By David Schriemer, MD
Eric Musselman tried out for the Vicksburg High School baseball team in 2006. As a freshman, Eric hoped he could make one of the teams. Varsity baseball coach Brian Deal recalls, ”I saw this scrawny kid doing drills and when he did sprints his lips turned blue!” But he notes, “He was one of the best pitchers we ever had.”
There was a reason for Eric’s lips to turn blue. At two days of age, he was airlifted to Mott Children’s Hospital in Ann Arbor. He had a congenital heart disease called hypoplastic left heart syndrome. The main pumping chamber of the heart, the left ventricle, never developed. Without immediate intervention it would be fatal. Parents Steve and Cathy were told there were two options: heart transplantation or a series of corrective operations to rearrange the plumbing of the heart, using the right ventricle as the main pumping chamber. Eric had his first operation at eight days old, his second at six months old and the definitive surgery at two years of age.
He remained healthy and started Sunset Lake Elementary with his peers. In 5th grade he had a heart catheterization to modify one of the corrective openings in the heart.

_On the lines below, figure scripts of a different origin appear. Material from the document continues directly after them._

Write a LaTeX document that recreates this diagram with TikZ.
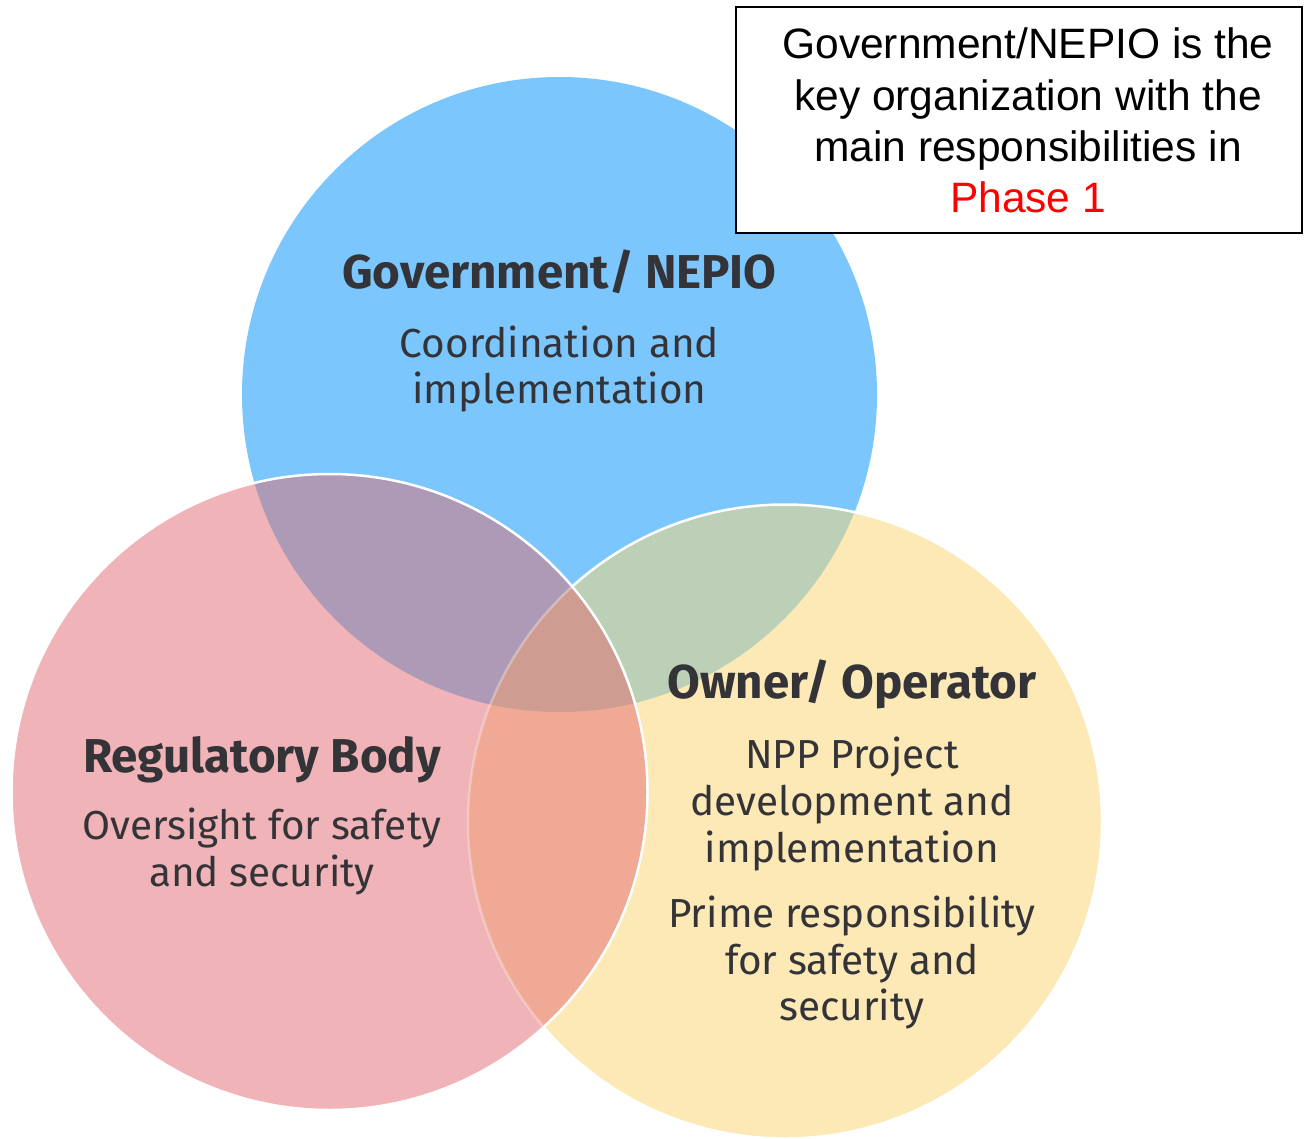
\documentclass[tikz,border=0pt]{standalone}
\usepackage{fontspec}
\setmainfont{Fira Sans}
\newfontfamily\arialf{Liberation Sans}
\definecolor{cblue}{HTML}{7BC6FD}
\definecolor{cpink}{HTML}{F0B4B8}
\definecolor{cyel}{HTML}{FDE9B5}
\definecolor{cpurp}{HTML}{AC9AB6}
\definecolor{cgreen}{HTML}{BCD0B8}
\definecolor{corange}{HTML}{F0A994}
\definecolor{ctriple}{HTML}{CE9C91}
\definecolor{ctext}{HTML}{333338}
\definecolor{cred}{HTML}{FF0000}
\tikzset{
  title/.style={font=\fontsize{47.5}{47}\selectfont\bfseries, text=ctext, anchor=base, inner sep=0pt},
  body/.style={font=\fontsize{40.5}{47}\selectfont, text=ctext, anchor=base, inner sep=0pt},
  boxtxt/.style={font=\arialf\fontsize{42.5}{51}\selectfont, anchor=base, inner sep=0pt},
  outline/.style={draw=white, line width=2.5pt}
}
\def\Bc{(559.5,394.5) circle (317.5)}
\def\Pc{(329.5,792) circle (318)}
\def\Yc{(785,821.5) circle (317)}
\begin{document}
\begin{tikzpicture}[x=1pt,y=-1pt]
\useasboundingbox (0,0) rectangle (1304,1138);
\fill[white] (0,0) rectangle (1304,1138);
% base fills
\fill[cblue] \Bc;
\fill[cyel] \Yc;
\fill[cpink] \Pc;
\begin{scope}\clip \Bc; \fill[cgreen] \Yc; \fill[cpurp] \Pc; \end{scope}
\begin{scope}\clip \Yc; \fill[corange] \Pc; \end{scope}
\begin{scope}\clip \Bc; \clip \Yc; \fill[ctriple] \Pc; \end{scope}
% outlines
\begin{scope}[even odd rule]\clip (-10,-10) rectangle (1314,1148) \Pc; \draw[outline] \Yc; \end{scope}
\begin{scope}\clip \Pc; \draw[outline, draw opacity=0.3] \Yc; \end{scope}
\draw[outline] \Pc;
% texts in circles
\node[title] (gtitle) at (559.5,288) {Government/ NEPIO};
\node[body] (g1) at (559.5,357) {Coordination and};
\node[body] (g2) at (559.5,403) {implementation};
\node[title] (rtitle) at (262,772) {Regulatory Body};
\node[body] (r1) at (262,839) {Oversight for safety};
\node[body] (r2) at (262,886) {and security};
\node[title] (otitle) at (852,698) {Owner/ Operator};
\node[body] (o1) at (852,768) {NPP Project};
\node[body] (o2) at (852,815) {development and};
\node[body] (o3) at (852,862) {implementation};
\node[body] (o4) at (852,927) {Prime responsibility};
\node[body] (o5) at (852,974) {for safety and};
\node[body] (o6) at (852,1020) {security};
% callout box
\draw[line width=2pt, fill=white] (736,7) rectangle (1302,233);
\node[boxtxt] (b1) at (1028,58) {Government/NEPIO is the};
\node[boxtxt] (b2) at (1028,110) {key organization with the};
\node[boxtxt] (b3) at (1028,161) {main responsibilities in};
\node[boxtxt, text=cred] (b4) at (1028,212) {Phase 1};
\end{tikzpicture}
\end{document}
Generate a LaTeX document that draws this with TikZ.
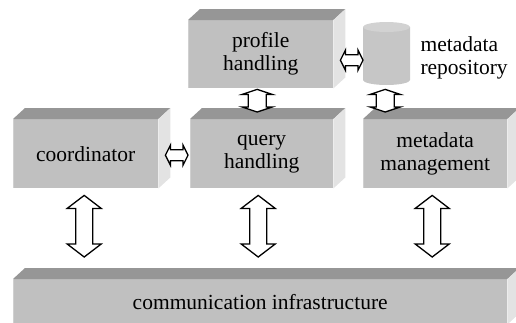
\documentclass[tikz,border=0pt]{standalone}
\usepackage{fontspec}
\setmainfont{Liberation Serif}
\usetikzlibrary{calc}
\definecolor{frontc}{HTML}{C0C0C0}
\definecolor{topc}{HTML}{969696}
\definecolor{sidec}{HTML}{E3E3E3}
\definecolor{edgec}{HTML}{D0D0D0}
\definecolor{cylbody}{HTML}{C6C6C6}
\definecolor{cyltop}{HTML}{D2D2D2}
\tikzset{
 lbl/.style={font=\rmfamily\fontsize{21.5}{23}\selectfont, align=center},
 front/.style={fill=frontc, inner sep=0pt, anchor=north west, lbl},
 arrowbox/.style={draw=black, fill=white, line width=1.3pt, line join=miter},
 vdbl/.style n args={3}{to path={let \p1=(\tikztostart), \p2=(\tikztotarget) in
   (\x1,\y1) -- (\x1+#1,\y1-#3) -- (\x1+#2,\y1-#3) -- (\x1+#2,\y2+#3) -- (\x1+#1,\y2+#3) -- (\x1,\y2)
   -- (\x1-#1,\y2+#3) -- (\x1-#2,\y2+#3) -- (\x1-#2,\y1-#3) -- (\x1-#1,\y1-#3) -- cycle}},
 hdbl/.style n args={3}{to path={let \p1=(\tikztostart), \p2=(\tikztotarget) in
   (\x1,\y1) -- (\x1+#3,\y1+#1) -- (\x1+#3,\y1+#2) -- (\x2-#3,\y1+#2) -- (\x2-#3,\y1+#1) -- (\x2,\y1)
   -- (\x2-#3,\y1-#1) -- (\x2-#3,\y1-#2) -- (\x1+#3,\y1-#2) -- (\x1+#3,\y1-#1) -- cycle}},
}
\newcommand\boxfaces[1]{%
  \fill[topc] (#1.north west) -- ++(12,-11) -- ($(#1.north east)+(12,-11)$) -- (#1.north east) -- cycle;
  \fill[sidec] (#1.north east) -- ++(12,-11) -- ($(#1.south east)+(12,-11)$) -- (#1.south east) -- cycle;
  \draw[edgec, line width=1.2pt] ([xshift=0.6pt]#1.north west) -- ([xshift=0.6pt]#1.south west);
}
\begin{document}
\begin{tikzpicture}[x=1pt, y=-1pt]
\useasboundingbox (0,0) rectangle (516,322);
% boxes
\node[front, minimum width=145pt, minimum height=68pt] (prof) at (188,20) {profile\\handling};
\boxfaces{prof}
\node[front, minimum width=145pt, minimum height=69pt] (coord) at (13,119) {coordinator};
\boxfaces{coord}
\node[front, minimum width=143pt, minimum height=69pt] (query) at (190,119) {query\\handling};
\boxfaces{query}
\node[front, minimum width=144pt, minimum height=69pt] (mgmt) at (363,119) {metadata\\management};
\boxfaces{mgmt}
\node[front, minimum width=494pt, minimum height=45pt] (comm) at (13,279) {communication infrastructure};
\boxfaces{comm}
% repository cylinder
\node[minimum width=47pt, minimum height=63pt, inner sep=0pt, anchor=north west] (repo) at (363,22) {};
\fill[cylbody] (363,27) -- (363,80) arc[start angle=180, end angle=0, x radius=23.5, y radius=5] -- (410,27) -- cycle;
\fill[cyltop] (386.5,27) ellipse[x radius=23.5, y radius=5];
\node[lbl, align=left, anchor=west] (repolbl) at (417,58) {metadata\\repository};
% connectors
\draw[arrowbox, vdbl={17pt}{8.5pt}{13pt}] ([shift={(-1.5,7)}]coord.south) to ([shift={(-1.5,-22)}]comm.north);
\draw[arrowbox, vdbl={17pt}{8.5pt}{13pt}] ([shift={(-3.5,7)}]query.south) to ([shift={(-3.5,-22)}]comm.north);
\draw[arrowbox, vdbl={17pt}{8.5pt}{13pt}] ([shift={(-3,7)}]mgmt.south) to ([shift={(-3,-22)}]comm.north);
\draw[arrowbox, vdbl={15pt}{9pt}{5pt}] ([shift={(-3.5,1)}]prof.south) to ([shift={(-3.5,-7)}]query.north);
\draw[arrowbox, vdbl={15pt}{9pt}{5pt}] ([shift={(-1.5,4)}]repo.south) to ([shift={(-1.5,-7)}]mgmt.north);
\draw[arrowbox, hdbl={10pt}{5.5pt}{5pt}] ([shift={(7,1.5)}]coord.east) to ([shift={(-2,1.5)}]query.west);
\draw[arrowbox, hdbl={10pt}{5.5pt}{5pt}] ([shift={(7,6)}]prof.east) to ([shift={(0,6.5)}]repo.west);
\end{tikzpicture}
\end{document}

Eric loved soccer and basketball. Cathy and Steve tried to guide him to less strenuous sports like golf and hunting and fishing. It was heartbreaking for his parents to watch Eric get cut from the 7th grade basketball team. He just couldn’t keep up with the other boys running up and down the court.
Then he discovered baseball. He wasn’t big, strong or fast. He couldn’t even throw that hard. Pitching coach Matt Sheets told him, “You’ll never make your high school team throwing ’over the top’.” He taught him to throw sidearm and then even lower, submarine style. With hard work, he learned to make the ball curve and drop. Hitters had never faced a pitcher like Eric. Coach Deal recalls. ”He’d throw the ball up there, it would stop, put on its turn signal and turn left! Nobody could make solid contact!”
After a year on the high school junior varsity team, Eric spent the next three years on varsity. Eric’s unique delivery, pitching savvy and competitiveness caught the eye of college coaches. He excelled for two years at Grand Rapids Community College and was offered a scholarship to play at Ashford University in Iowa.
There was a problem. At his annual cardiology check up he did poorly on a stress test. His team of cardiologists were not certain that he should play. No one with his type of congenital heart disease had ever competed athletically at the college level.
After much discussion, a difficult and emotional decision made solely by Eric: to play. He was careful to stay hydrated and learned when to call the catcher out or infielders to the mound to let him catch his breath. He made 1st team all conference while at Ashford University.
Eric earned his degree in business and is back working in Vicksburg and coaching baseball at Around the Horn, a training facility run by his old pitching coach.
Baseball gave Eric a chance to be a normal kid. He, however, he took the opportunity to become an exceptional person.